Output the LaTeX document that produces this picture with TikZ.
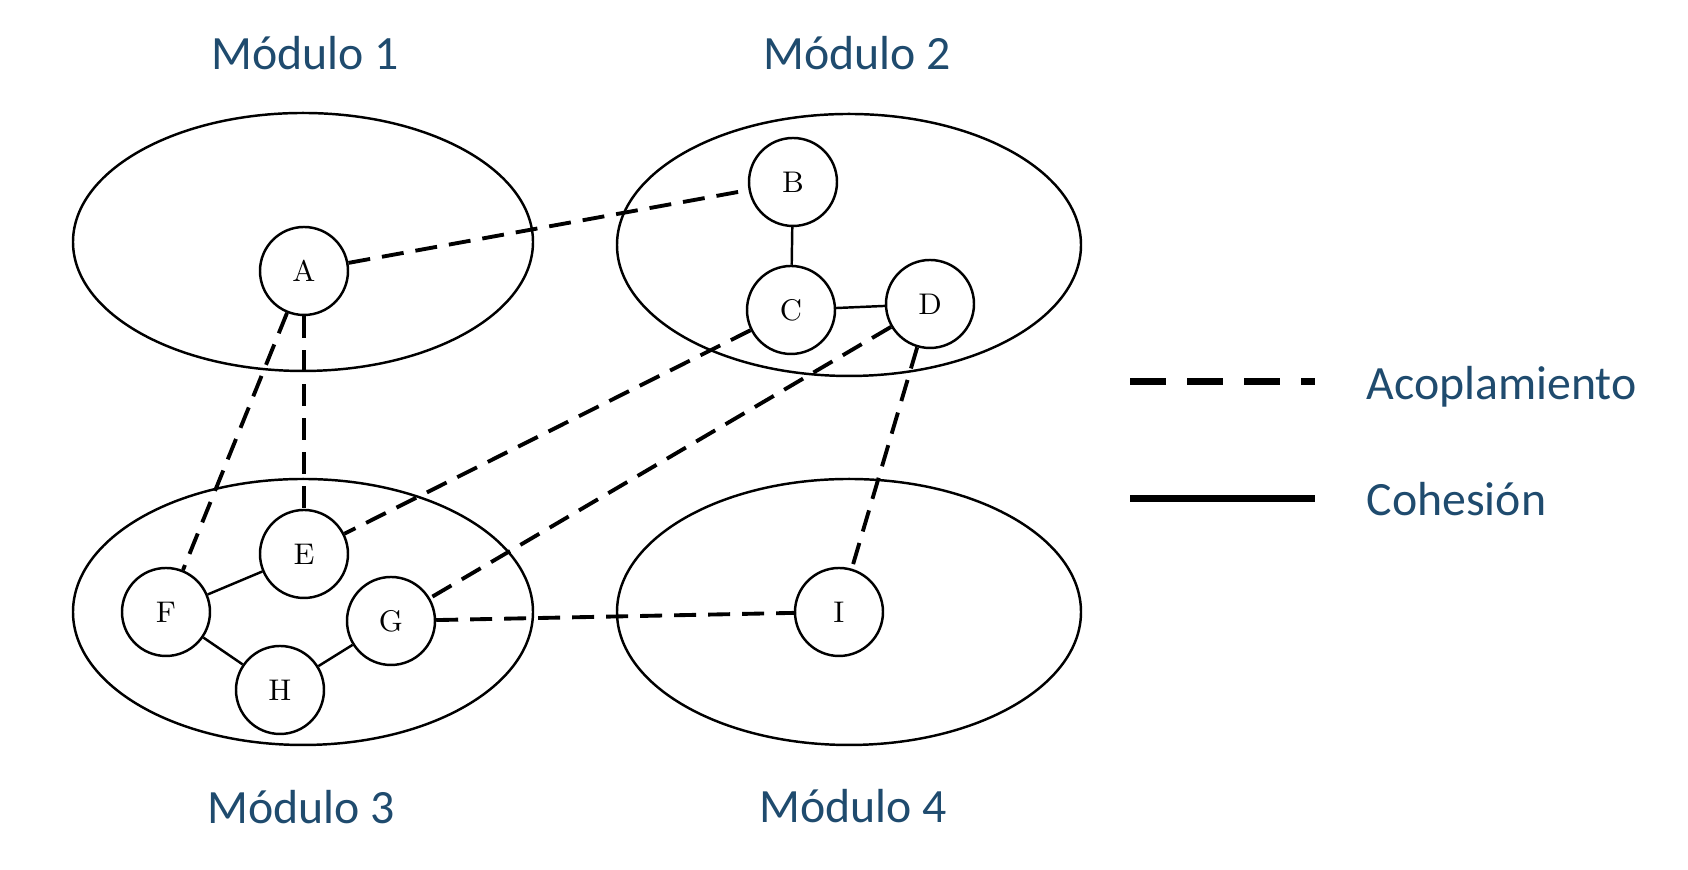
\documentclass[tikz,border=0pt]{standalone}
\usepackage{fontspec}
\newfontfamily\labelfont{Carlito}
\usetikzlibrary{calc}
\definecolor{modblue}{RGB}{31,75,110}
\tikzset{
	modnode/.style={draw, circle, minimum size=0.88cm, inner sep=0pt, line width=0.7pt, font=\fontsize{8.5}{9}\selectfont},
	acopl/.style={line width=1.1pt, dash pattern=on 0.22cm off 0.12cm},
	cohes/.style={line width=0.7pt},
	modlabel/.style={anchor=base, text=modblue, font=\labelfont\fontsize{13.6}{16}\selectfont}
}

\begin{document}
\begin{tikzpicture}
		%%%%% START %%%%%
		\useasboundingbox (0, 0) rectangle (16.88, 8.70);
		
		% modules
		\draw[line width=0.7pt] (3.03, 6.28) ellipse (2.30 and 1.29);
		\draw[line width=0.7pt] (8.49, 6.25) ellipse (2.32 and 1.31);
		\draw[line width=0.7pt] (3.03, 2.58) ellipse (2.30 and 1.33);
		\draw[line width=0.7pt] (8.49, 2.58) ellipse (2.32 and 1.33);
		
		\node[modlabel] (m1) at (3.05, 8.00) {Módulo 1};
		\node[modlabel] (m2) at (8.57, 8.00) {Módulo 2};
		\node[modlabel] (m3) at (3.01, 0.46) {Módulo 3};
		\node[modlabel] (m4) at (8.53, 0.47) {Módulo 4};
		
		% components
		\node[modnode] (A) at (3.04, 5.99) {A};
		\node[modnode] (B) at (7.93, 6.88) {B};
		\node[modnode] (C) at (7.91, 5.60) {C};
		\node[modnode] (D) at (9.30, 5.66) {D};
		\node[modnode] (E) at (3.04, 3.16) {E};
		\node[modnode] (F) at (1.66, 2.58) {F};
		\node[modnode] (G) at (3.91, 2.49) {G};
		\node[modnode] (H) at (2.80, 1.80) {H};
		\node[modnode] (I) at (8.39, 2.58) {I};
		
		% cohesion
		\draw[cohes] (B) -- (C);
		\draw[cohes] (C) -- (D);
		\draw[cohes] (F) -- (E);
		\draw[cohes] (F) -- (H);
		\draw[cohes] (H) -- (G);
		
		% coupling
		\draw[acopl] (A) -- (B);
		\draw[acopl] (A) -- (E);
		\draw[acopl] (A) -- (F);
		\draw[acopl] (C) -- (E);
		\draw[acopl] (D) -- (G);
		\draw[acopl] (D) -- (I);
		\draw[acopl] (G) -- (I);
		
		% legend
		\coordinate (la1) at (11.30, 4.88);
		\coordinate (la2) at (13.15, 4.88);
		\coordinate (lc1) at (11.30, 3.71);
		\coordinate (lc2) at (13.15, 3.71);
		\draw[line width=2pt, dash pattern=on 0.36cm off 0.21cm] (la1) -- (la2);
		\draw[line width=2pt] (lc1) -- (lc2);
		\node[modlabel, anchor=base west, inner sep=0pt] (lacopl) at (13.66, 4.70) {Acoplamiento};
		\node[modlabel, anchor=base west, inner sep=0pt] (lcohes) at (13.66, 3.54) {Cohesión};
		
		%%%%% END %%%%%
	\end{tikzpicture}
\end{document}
****
Without the pictures, return the listing above from its first line through the line that has "at (8.53, 0.47)".

Output the LaTeX document that produces this picture with TikZ.
\documentclass[tikz,border=0pt]{standalone}
\usepackage{fontspec}
\newfontfamily\labelfont{Carlito}
\usetikzlibrary{calc}
\definecolor{modblue}{RGB}{31,75,110}
\tikzset{
	modnode/.style={draw, circle, minimum size=0.88cm, inner sep=0pt, line width=0.7pt, font=\fontsize{8.5}{9}\selectfont},
	acopl/.style={line width=1.1pt, dash pattern=on 0.22cm off 0.12cm},
	cohes/.style={line width=0.7pt},
	modlabel/.style={anchor=base, text=modblue, font=\labelfont\fontsize{13.6}{16}\selectfont}
}

\begin{document}
\begin{tikzpicture}
		%%%%% START %%%%%
		\useasboundingbox (0, 0) rectangle (16.88, 8.70);
		
		% modules
		\draw[line width=0.7pt] (3.03, 6.28) ellipse (2.30 and 1.29);
		\draw[line width=0.7pt] (8.49, 6.25) ellipse (2.32 and 1.31);
		\draw[line width=0.7pt] (3.03, 2.58) ellipse (2.30 and 1.33);
		\draw[line width=0.7pt] (8.49, 2.58) ellipse (2.32 and 1.33);
		
		\node[modlabel] (m1) at (3.05, 8.00) {Módulo 1};
		\node[modlabel] (m2) at (8.57, 8.00) {Módulo 2};
		\node[modlabel] (m3) at (3.01, 0.46) {Módulo 3};
		\node[modlabel] (m4) at (8.53, 0.47) {Módulo 4};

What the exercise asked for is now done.